I got the sense that Marduk was a classic bullied child who grew up to be an even bigger bully.  This is evidenced not only by his demeanor but also by his relationship with Minerva, the only person (outside his guards, I assume) whom he doesn’t drug and who is clearly the more forceful personality of the two.  But he uses his mind (and, we can surmise if his pre-world-conquest name is any indication, his money) to advance his nefarious scheme, and it is with his mind that he desires to defeat Steve Chase.  For the armies of martial artists that Marduk trains and admires, he likely doesn’t know a leg sweep from a leg of lamb.  Even his champion, the Optimus (Eddie Dorie), is the complete opposite of Marduk: tall, muscular, stoic, a skilled hand-to-hand combatant.  Nevertheless, Steve and his cohorts come out on top at every turn.  Indeed, even when Marduk thinks he has out-thought Steve, he’s still shown up handily.  Whenever the villain attempts to be physical, he’s a failure at it.  This is why he has so many henchmen.  That said, there is a crosscut sequence where both Marduk and Steve explain their martial arts philosophies.  Marduk talks about breaking traditions and transcending the physical and mental being.  Steve talks about elegance, unity, art, and precision.  Neither character is wrong, per se.  As it happens, they are quite similar, and it is easy to see their thought processes interweaving with one another, as if the one were speaking the other’s lines when not on screen and vice versa.  All the same, Steve practices what he preaches, whereas Marduk has others do it for him.  The combination of philosophy and physicality trumps philosophy alone in the same way it can be said that talk minus action equals nothing.  
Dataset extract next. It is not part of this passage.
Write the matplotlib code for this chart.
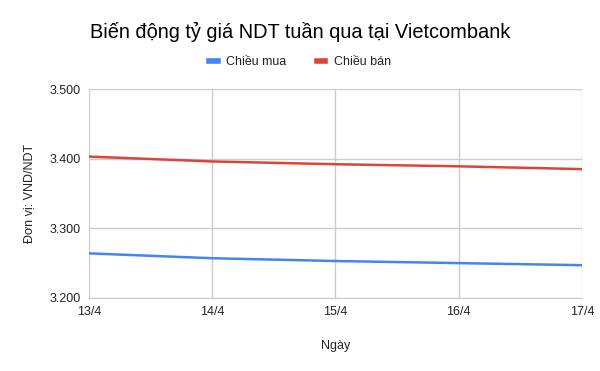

MVT:  I love the team aspect of the film, and while not all of them are overly distinctive (the Fly and Gypsy Billy [Norman Robinson] are very much alike, especially once the mystique of the former is stripped away and replaced with a lot of hokey, Chinese fortune cookie pontifications), they are all enjoyable, and they mesh extremely well with one another.

Make or Break:  The tournament is the Make.  It was good enough for me when Lion-O and Snake Eyes squared off, and it’s good enough for me today.